In healthcare one often wants to compare the performance of two or more groups, or compare the performance of one group from year to year. What makes this difficult is that department heads often say, "Yeah our mortality rate was high, but we have sicker patients than those other guys."

Risk-adjusted comparisons are thus important because they let you compare two healthcare groups on a particular measure (like mortality rate), adjusting for the health of the patients.

Why is it helpful?

This functionality helps because it allows you to make apples to apples comparisons across groups or units of time.

So, how do we do it?

First, get some data organized (via SQL or Excel) that has the following:

  • A measure column, such as mortality rate or readmission rate
  • A groupby column, such as a HospitalUnit column, that'd have categories like GroupA, GroupB, etc This column could also be years or months. R will group the data by this column for the comparisons.

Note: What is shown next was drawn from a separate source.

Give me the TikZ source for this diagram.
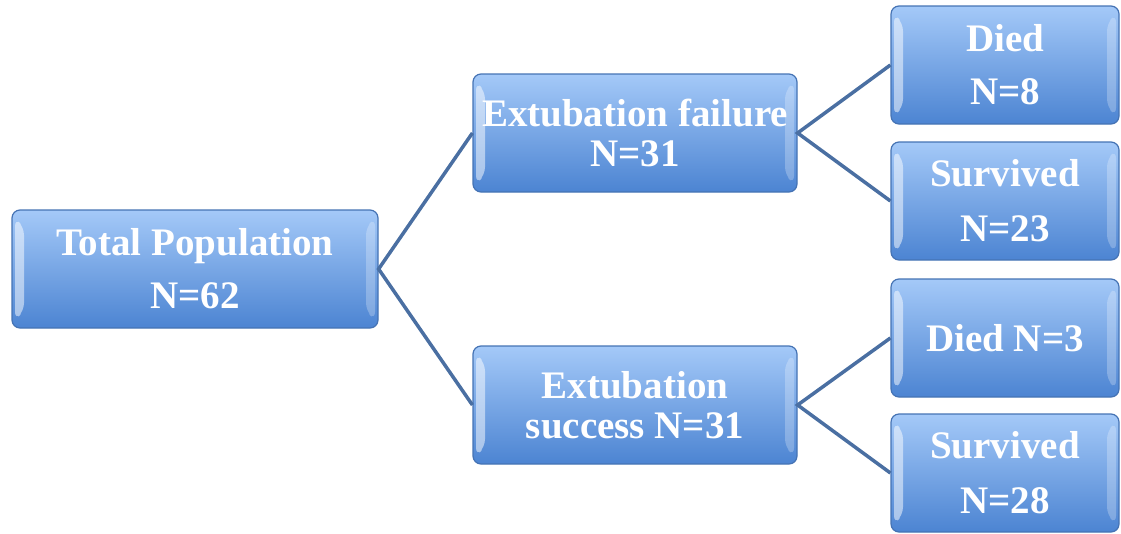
\documentclass[tikz,border=0pt]{standalone}
\usepackage{fontspec}
\setmainfont{Liberation Serif}
\definecolor{boxtop}{HTML}{A4C9F8}
\definecolor{boxbot}{HTML}{4C84D2}
\definecolor{boxline}{HTML}{4573B4}
\definecolor{link}{HTML}{4A6FA2}
\tikzset{
  stage/.style = {rectangle, rounded corners=8pt, draw=boxline, line width=1.2pt,
                  top color=boxtop, bottom color=boxbot, text=white,
                  font=\fontsize{39}{#1}\selectfont\bfseries, align=center,
                  inner sep=0pt, minimum height=118pt,
                  path picture={
                    \fill[white, opacity=0.5] (path picture bounding box.north west)
                      ++(3pt,-8pt) -- ++(9pt,-9pt) -- ++(0,-84pt) -- ++(-9pt,-9pt) -- cycle;
                    \fill[white, opacity=0.25] (path picture bounding box.north east)
                      ++(-3pt,-8pt) -- ++(-9pt,-9pt) -- ++(0,-84pt) -- ++(9pt,-9pt) -- cycle;
                  }},
  stage/.default = 53pt,
  link/.style = {draw=link, line width=3.5pt}
}
\begin{document}
\begin{tikzpicture}[x=1pt, y=-1pt]
	\def \wtot{366pt}
	\def \wmid{324pt}
	\def \wend{228pt}
	
	\useasboundingbox (0,0) rectangle (1121,533);
	
	% Root
	\node[stage, minimum width=\wtot] (tot) at (195,269) {Total Population\\N=62};
	
	% Extubation
	\node[stage=40pt, minimum width=\wmid] (fail) at (635,133) {Extubation failure\\N=31};
	\node[stage=40pt, minimum width=\wmid] (succ) at (635,405) {Extubation\\success N=31};
	
	% Outcome
	\node[stage, minimum width=\wend] (faildied) at (1005,65)  {Died\\N=8};
	\node[stage=55pt, minimum width=\wend] (failsurv) at (1005,201) {Survived\\N=23};
	\node[stage, minimum width=\wend] (succdied) at (1005,338) {Died N=3};
	\node[stage=55pt, minimum width=\wend] (succsurv) at (1005,473) {Survived\\N=28};
	
	% Links
	\draw[link] (fail.west) -- (tot.east) -- (succ.west);
	\draw[link] (faildied.west) -- (fail.east) -- (failsurv.west);
	\draw[link] (succdied.west) -- (succ.east) -- (succsurv.west);
	
\end{tikzpicture}
\end{document}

Step 1: Pull in the data via selectData

ptm <- proc.time()
library(healthcareai)

connection.string = "
driver={SQL Server};
server=localhost;
database=AdventureWorks2012;
trusted_connection=true
"

query = "
SELECT
[OrganizationLevel]
,[MaritalStatus]
,[Gender]
,IIF([SalariedFlag]=0,'N','Y') AS SalariedFlag
,[VacationHours]
,[SickLeaveHours]
FROM [AdventureWorks2012].[HumanResources].[Employee]
"

df <- selectData(connection.string, query)
head(df) # Look at the data you read in
str(df)

Step 2: Set your parameters via SupervisedModelParameters

  • Return: an object representing your specific configuration.

  • Arguments:

    • df: a data frame. The data your model is based on.
    • groupCol: a string. R will group your data by this coulmn for the comparison. Could be a list of units in the hospital. Years or months would also work.
    • impute: a boolean, defaults to FALSE. Whether to impute by replacing NULLs with column mean (for numeric columns) or column mode (for categorical columns).
    • predictedCol: a string. Name of variable (or column) that you want to compare the groups by. This could be mortality or readmission, for example.
    • debug: a boolean, defaults to FALSE. If TRUE, console output when comparing models is verbose for easier debugging.
    • cores: an int, defaults to 4. Number of cores on machine to use for model training.
p <- SupervisedModelDevelopmentParams$new()
p$df = df
p$groupCol = 'GenderFLG'
p$impute = TRUE
p$predictedCol = 'ThirtyDayReadmitFLG'
p$debug = FALSE
p$cores = 1

Step 3: Make the risk-adjusted comparison via RiskAdjustedComparisons.

riskAdjComp <- RiskAdjustedComparisons$new(p)
riskAdjComp$run()

Full example code

library(healthcareai)

connection.string = "
driver={SQL Server};
server=localhost;
database=SAM;
trusted_connection=true
"

query = "
SELECT
 [PatientEncounterID]
,[PatientID]
,[SystolicBPNBR]
,[LDLNBR]
,[A1CNBR]
,[GenderFLG]
,[ThirtyDayReadmitFLG]
,[InTestWindowFLG]
FROM [SAM].[dbo].[DiabetesClinical]
"

df <- selectData(connection.string, query)

p <- SupervisedModelDevelopmentParams$new()
p$df = df
p$groupCol = 'GenderFLG'
p$impute = TRUE
p$predictedCol = 'ThirtyDayReadmitFLG'
p$debug = FALSE
p$cores = 1

riskAdjComp <- RiskAdjustedComparisons$new(p)
riskAdjComp$run()